WASHINGTON (AP) - A record number of American women are now the sole or primary breadwinners in their families, a sign of the rising influence of working mothers, a new study finds.
Mothers now keep finances afloat in 40 percent of households with children, up from just 11 percent in 1960.
While most of these families are headed by single mothers, a growing number are married mothers who bring in more income than their husbands, according to a study released Wednesday by the Pew Research Center.
As the numbers have shifted, however, public attitudes have remained mixed regarding the impact of working mothers on families. People are not at all sure that it's a good thing.
Demographers say the change is all but irreversible and is likely to bring added attention to child-care policies as well as government safety nets for vulnerable families.
"This change is just another milestone in the dramatic transformation we have seen in family structure and family dynamics over the past 50 years or so," said Kim Parker, associate director with the Pew Social & Demographic Trends Project.
"Women's roles have changed, marriage rates have declined - the family looks a lot different than it used to. The rise of breadwinner moms highlights the fact that, not only are more mothers balancing work and family these days, but the economic contributions mothers are making to their households have grown immensely."
The trend is being driven mostly by long-term demographic changes, including higher rates of education and labor force participation dating back to the 1960s women's movement.
Today, women are more likely than men to hold bachelor's degrees, and they make up nearly half - 47 percent - of the American workforce.
But recent changes in the economy, too, have played a part. Big job losses in manufacturing and construction, fields that used to provide high pay to a mostly male workforce, have lifted the relative earnings of married women, even among those in mid-level positions such as teachers, nurses or administrators.
The jump in working women has been especially prominent among those who are mothers - from 37 percent in 1968 to 65 percent in 2011 - reflecting in part increases for those who went looking for jobs to lift sagging family income after the recent recession.
At the same time, marriage rates have fallen to record lows. Forty percent of births now occur out of wedlock, leading to a rise in single-mother households. Many of these mothers are low-income with low education, and more likely to be black or Hispanic.
In all, 13.7 million US households with children under age 18 now include mothers who are the main breadwinners. Of those, 5.1 million, or 37 percent, are married, while 8.6 million, or 63 percent are single. The income gap between the families is large - US$80,000 (S$100,931) in median family income for married couples vs US$23,000 for single mothers.
Both groups of breadwinner moms - married and unmarried - have grown sharply.
Among all US households with children, the share of married breadwinner moms has jumped from 4 percent in 1960 to 15 percent in 2011. For single mothers, the share has increased from 7 percent to 25 percent.
How does the general public feel about that?

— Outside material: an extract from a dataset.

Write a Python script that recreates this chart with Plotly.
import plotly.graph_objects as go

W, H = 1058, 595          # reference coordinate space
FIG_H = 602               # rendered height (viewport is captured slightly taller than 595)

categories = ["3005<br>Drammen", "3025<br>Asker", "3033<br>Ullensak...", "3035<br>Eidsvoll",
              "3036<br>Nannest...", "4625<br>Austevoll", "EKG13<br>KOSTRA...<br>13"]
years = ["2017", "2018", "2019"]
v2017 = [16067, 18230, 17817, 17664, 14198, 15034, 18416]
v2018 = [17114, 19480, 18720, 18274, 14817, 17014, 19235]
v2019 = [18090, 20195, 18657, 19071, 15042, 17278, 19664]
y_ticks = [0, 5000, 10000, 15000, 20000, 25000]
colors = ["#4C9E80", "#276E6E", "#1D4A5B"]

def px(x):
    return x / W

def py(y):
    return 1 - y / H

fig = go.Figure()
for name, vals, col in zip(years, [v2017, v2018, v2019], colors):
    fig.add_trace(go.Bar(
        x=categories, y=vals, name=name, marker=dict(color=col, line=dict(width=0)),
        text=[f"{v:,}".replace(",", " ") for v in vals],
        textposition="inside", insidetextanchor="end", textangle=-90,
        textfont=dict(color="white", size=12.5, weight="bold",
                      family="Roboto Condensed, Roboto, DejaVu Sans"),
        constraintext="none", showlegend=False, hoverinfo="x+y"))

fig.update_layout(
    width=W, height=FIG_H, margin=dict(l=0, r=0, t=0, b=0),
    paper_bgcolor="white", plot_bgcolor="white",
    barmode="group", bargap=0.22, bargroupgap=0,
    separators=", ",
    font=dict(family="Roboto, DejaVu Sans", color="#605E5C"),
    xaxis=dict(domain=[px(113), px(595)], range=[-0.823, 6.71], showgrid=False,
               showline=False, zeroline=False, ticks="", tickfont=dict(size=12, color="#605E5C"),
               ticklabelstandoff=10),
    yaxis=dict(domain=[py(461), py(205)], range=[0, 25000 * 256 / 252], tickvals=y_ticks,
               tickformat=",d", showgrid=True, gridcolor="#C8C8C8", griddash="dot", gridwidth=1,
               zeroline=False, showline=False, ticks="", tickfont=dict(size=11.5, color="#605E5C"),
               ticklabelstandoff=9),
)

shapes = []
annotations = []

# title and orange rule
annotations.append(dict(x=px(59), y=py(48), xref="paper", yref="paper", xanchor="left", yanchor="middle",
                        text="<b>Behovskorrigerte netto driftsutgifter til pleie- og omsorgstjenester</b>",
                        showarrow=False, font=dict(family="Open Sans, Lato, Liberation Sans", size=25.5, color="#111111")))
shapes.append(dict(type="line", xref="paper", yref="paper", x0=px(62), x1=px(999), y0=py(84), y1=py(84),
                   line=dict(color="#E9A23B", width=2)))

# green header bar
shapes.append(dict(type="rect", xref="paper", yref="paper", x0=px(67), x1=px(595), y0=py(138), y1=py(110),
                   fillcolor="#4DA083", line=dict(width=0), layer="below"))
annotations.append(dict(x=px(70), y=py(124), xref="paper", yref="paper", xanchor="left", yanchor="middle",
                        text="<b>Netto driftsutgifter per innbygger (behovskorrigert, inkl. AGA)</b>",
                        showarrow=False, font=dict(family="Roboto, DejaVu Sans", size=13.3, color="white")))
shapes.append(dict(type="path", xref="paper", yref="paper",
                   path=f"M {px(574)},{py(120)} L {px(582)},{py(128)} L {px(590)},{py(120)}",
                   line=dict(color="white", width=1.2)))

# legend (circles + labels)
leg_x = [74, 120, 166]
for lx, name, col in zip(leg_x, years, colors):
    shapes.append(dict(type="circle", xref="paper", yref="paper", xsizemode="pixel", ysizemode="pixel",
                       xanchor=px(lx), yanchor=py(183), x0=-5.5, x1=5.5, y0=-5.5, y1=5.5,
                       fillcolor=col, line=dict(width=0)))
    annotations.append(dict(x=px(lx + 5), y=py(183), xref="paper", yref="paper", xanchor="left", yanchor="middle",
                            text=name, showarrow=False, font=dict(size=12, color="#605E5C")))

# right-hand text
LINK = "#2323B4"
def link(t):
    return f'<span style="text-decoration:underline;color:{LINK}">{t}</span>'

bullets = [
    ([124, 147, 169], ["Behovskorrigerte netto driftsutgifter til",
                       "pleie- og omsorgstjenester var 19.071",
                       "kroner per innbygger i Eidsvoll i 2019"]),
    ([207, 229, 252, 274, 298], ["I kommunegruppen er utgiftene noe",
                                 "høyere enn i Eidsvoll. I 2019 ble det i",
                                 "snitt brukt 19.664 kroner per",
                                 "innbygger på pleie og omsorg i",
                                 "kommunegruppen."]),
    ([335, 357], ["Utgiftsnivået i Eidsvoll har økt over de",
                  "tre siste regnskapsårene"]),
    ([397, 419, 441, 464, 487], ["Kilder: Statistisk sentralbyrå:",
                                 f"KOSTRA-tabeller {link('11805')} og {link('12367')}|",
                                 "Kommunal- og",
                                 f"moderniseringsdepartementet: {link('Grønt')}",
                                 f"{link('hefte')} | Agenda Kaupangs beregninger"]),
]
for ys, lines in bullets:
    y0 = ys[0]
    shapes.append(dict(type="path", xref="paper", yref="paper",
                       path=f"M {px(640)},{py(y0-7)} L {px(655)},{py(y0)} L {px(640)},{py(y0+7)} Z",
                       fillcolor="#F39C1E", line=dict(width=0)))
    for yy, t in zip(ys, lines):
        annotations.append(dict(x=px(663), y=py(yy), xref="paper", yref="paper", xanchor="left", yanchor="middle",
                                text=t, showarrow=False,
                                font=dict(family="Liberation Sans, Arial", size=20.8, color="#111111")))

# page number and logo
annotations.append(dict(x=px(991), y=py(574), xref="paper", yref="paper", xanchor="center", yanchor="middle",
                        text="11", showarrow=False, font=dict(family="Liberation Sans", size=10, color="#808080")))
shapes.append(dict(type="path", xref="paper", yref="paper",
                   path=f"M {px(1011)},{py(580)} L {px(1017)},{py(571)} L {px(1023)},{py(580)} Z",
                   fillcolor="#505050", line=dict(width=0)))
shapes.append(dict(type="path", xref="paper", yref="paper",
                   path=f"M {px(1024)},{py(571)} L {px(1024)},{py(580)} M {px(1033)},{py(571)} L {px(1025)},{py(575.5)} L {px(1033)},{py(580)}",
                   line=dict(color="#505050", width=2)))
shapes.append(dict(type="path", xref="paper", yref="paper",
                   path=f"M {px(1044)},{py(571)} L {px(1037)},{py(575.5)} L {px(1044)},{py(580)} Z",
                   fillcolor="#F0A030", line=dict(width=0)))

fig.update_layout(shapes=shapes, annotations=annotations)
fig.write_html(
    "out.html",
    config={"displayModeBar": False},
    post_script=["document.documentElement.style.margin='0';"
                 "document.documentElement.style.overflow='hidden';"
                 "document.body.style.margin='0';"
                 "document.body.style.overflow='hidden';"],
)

While roughly 79 percent of Americans reject the notion that women should return to their traditional roles, only 21 percent of those polled said the trend of more mothers of young children working outside the home is a good thing for society, according to the Pew survey.

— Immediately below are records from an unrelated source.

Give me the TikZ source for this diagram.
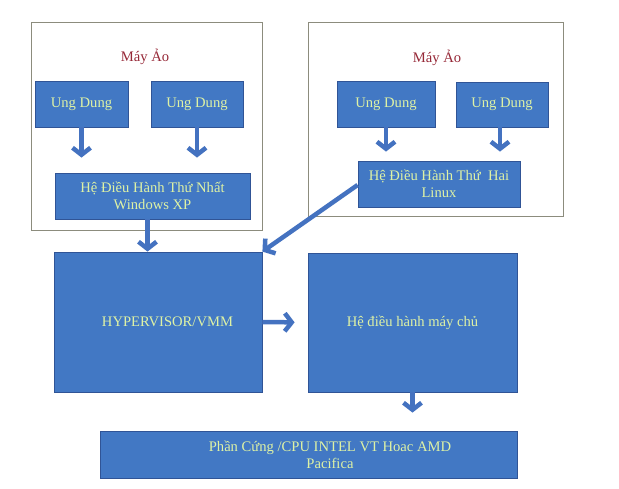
\documentclass[tikz,border=0pt]{standalone}
\usepackage{fontspec}
\setmainfont{Liberation Serif}
\usepackage{tikz}
\usetikzlibrary{shapes,arrows.meta}

\definecolor{boxblue}{RGB}{66,120,196}
\definecolor{boxedge}{RGB}{48,84,150}
\definecolor{arrblue}{RGB}{68,114,192}
\definecolor{txtgreen}{RGB}{222,242,165}
\definecolor{vmred}{RGB}{150,40,55}
\definecolor{vmedge}{RGB}{140,140,125}

\tikzset{
  vmbox/.style={draw=vmedge, line width=0.8pt, fill=white, inner sep=0pt},
  bluebox/.style={draw=boxedge, line width=0.8pt, fill=boxblue, inner sep=0pt,
    text=txtgreen, align=center, font=\fontsize{14.6}{17}\selectfont},
  vmtitle/.style={text=vmred, font=\fontsize{14.6}{17}\selectfont},
  boxtext/.style={text=txtgreen, align=center, font=\fontsize{14.6}{17}\selectfont},
  arr/.style={draw=arrblue, line width=4.5pt, -{Straight Barb[length=7pt,width=18pt]}}
}

\begin{document}
\begin{tikzpicture}[x=1pt,y=-1pt]
  \useasboundingbox (0,0) rectangle (619,488);

  % may ao 1
  \node[vmbox, minimum width=231pt, minimum height=208pt] (vm1) at (146.5,126) {};
  \node[vmtitle] (title1) at (145,57) {Máy Ảo};
  \node[bluebox, minimum width=93pt, minimum height=46pt] (ud1) at (81.5,104) {Ung Dung};
  \node[bluebox, minimum width=92pt, minimum height=46pt] (ud2) at (197,104) {Ung Dung};
  \node[bluebox, minimum width=195pt, minimum height=46pt] (os1) at (152.5,196) {Hệ Điều Hành Thứ Nhất\\Windows XP};

  % may ao 2
  \node[vmbox, minimum width=255pt, minimum height=194pt] (vm2) at (435.5,119) {};
  \node[vmtitle] (title2) at (437,58) {Máy Ảo};
  \node[bluebox, minimum width=98pt, minimum height=46pt] (ud3) at (386,104) {Ung Dung};
  \node[bluebox, minimum width=92pt, minimum height=45pt] (ud4) at (502,104.5) {Ung Dung};
  \node[bluebox, minimum width=162pt, minimum height=46pt] (os2) at (439,184) {Hệ Điều Hành Thứ\ \ Hai\\Linux};

  % hypervisor, host, hardware
  \node[bluebox, minimum width=208pt, minimum height=140pt] (hyper) at (158,322) {};
  \node[boxtext] (hypertext) at (167.5,322) {HYPERVISOR/VMM};
  \node[bluebox, minimum width=209pt, minimum height=139pt] (host) at (412.5,322.5) {Hệ điều hành máy chủ};
  \node[bluebox, minimum width=417pt, minimum height=47pt] (hw) at (308.5,454.5) {};
  \node[boxtext] (hwtext) at (330,454.5) {Phần Cứng /CPU INTEL VT Hoac AMD\\Pacifica};

  % mui ten
  \draw[arr, shorten >=15pt] (ud1.south) -- (ud1.south |- os1.north);
  \draw[arr, shorten >=15pt] (ud2.south) -- (ud2.south |- os1.north);
  \draw[arr, shorten >=9pt] (ud3.south) -- (ud3.south |- os2.north);
  \draw[arr, shorten >=9pt] ([xshift=-2pt]ud4.south) -- ([xshift=-2pt]ud4.south |- os2.north);
  \draw[arr] ([xshift=-5pt]os1.south) -- ([xshift=-5pt]os1.south |- hyper.north);
  \draw[arr] ([yshift=-1pt]os2.west) -- (hyper.north east);
  \draw[arr, shorten >=13pt] (hyper.east) -- (host.west);
  \draw[arr, shorten >=18pt] (host.south) -- (host.south |- hw.north);
\end{tikzpicture}
\end{document}
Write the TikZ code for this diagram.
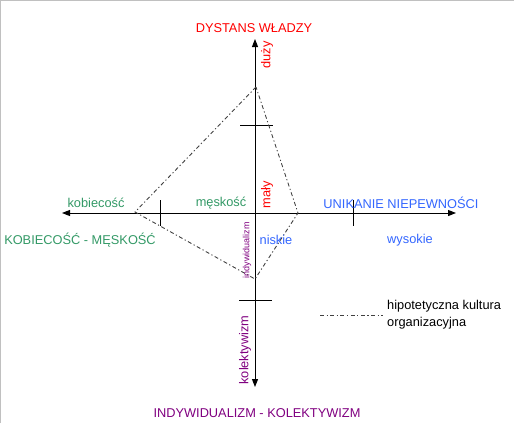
\documentclass[tikz,border=0pt]{standalone}
\usepackage{fontspec}
\setmainfont{Liberation Sans}
\usepackage{xcolor}
\usetikzlibrary{arrows.meta}
\definecolor{HKRed}{HTML}{FF0000}
\definecolor{HKGreen}{HTML}{339966}
\definecolor{HKBlue}{HTML}{3366FF}
\definecolor{HKPurple}{HTML}{800080}
\definecolor{HKFrame}{HTML}{C0C0C0}

\begin{document}
\begin{tikzpicture}[x=1pt,y=-1pt,
  axis/.style={line width=1pt,-{Triangle[width=6pt,length=8pt]}},
  tickmark/.style={line width=1pt},
  culture/.style={line width=0.9pt,black!75,dash pattern=on 4pt off 2.5pt on 1.2pt off 2.5pt},
  lbl/.style={inner sep=0pt,font=\fontsize{12.8}{15}\selectfont}]
\path[use as bounding box] (0,0) rectangle (514,423);
\draw[HKFrame,line width=1pt] (0.5,423) -- (0.5,0.5) -- (514,0.5);
% axes
\coordinate (top) at (255,39);
\coordinate (bottom) at (255,387);
\coordinate (left) at (62,213);
\coordinate (right) at (456,213);
\coordinate (centre) at (255,213);
\draw[axis] (centre) -- (top);
\draw[axis] (centre) -- (bottom);
\draw[axis] (centre) -- (left);
\draw[axis] (centre) -- (right);
\draw[tickmark] (240,125) -- (273,125);
\draw[tickmark] (239,300) -- (272,300);
\draw[tickmark] (160,200) -- (160,226);
\draw[tickmark] (353,200) -- (353,226);
% hypothetical culture
\coordinate (pd) at (256,87);
\coordinate (mf) at (135,212);
\coordinate (ic) at (255,279);
\coordinate (ua) at (298,213);
\draw[culture] (pd) -- (mf) -- (ic) -- (ua) -- cycle;
% labels
\node[lbl,HKRed] (pdTitle) at (254,28) {DYSTANS WŁADZY};
\node[lbl,HKRed,rotate=90] (pdHigh) at (267,55) {duży};
\node[lbl,HKRed,rotate=90] (pdLow) at (267,195) {mały};
\node[lbl,HKGreen] (mfFem) at (96,203) {kobiecość};
\node[lbl,HKGreen] (mfMasc) at (221,203) {męskość};
\node[lbl,HKGreen] (mfTitle) at (80,240) {KOBIECOŚĆ - MĘSKOŚĆ};
\node[lbl,HKBlue] (uaTitle) at (401,203) {UNIKANIE NIEPEWNOŚCI};
\node[lbl,HKBlue] (uaLow) at (276,240) {niskie};
\node[lbl,HKBlue] (uaHigh) at (410,240) {wysokie};
\node[inner sep=0pt,font=\fontsize{9}{11}\selectfont,HKPurple,rotate=90] (icInd) at (247,250) {indywidualizm};
\node[lbl,HKPurple,rotate=90] (icCol) at (245,350) {kolektywizm};
\node[lbl,HKPurple] (icTitle) at (257,413) {INDYWIDUALIZM - KOLEKTYWIZM};
% legend
\node[lbl,anchor=west,align=left,font=\fontsize{12.8}{17}\selectfont] (legend) at (387,315) {hipotetyczna kultura\\organizacyjna};
\coordinate (legendStart) at (320,315);
\draw[culture] (legendStart) -- ([xshift=-4pt]legend.west);
\end{tikzpicture}
\end{document}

Roughly 3 in 4 adults said the increasing number of women working for pay has made it harder for parents to raise children.
Andrew Cherlin, a professor of sociology and public policy at Johns Hopkins University, said that to his surprise public attitudes toward working mothers have changed very little over the years. He predicts the growing numbers will lead to a growing constituency among women in favor of family-friendly work policies such as paid family leave, as well as safety net policies such as food stamps or child care support for single mothers.
"Many of our workplaces and schools still follow a male-breadwinner model, assuming that the wives are at home to take care of child care needs," he said.
"Until we realise that the breadwinner-homemaker marriage will never again be the norm, we won't provide working parents with the support they need."
The Pew study is based on an analysis of census data as of 2011, the latest available, as well as interviews with 1,003 adults by cellphone or landline from April 25 to 28. The Pew poll has a margin of error of plus or minus 3.5 percentage points.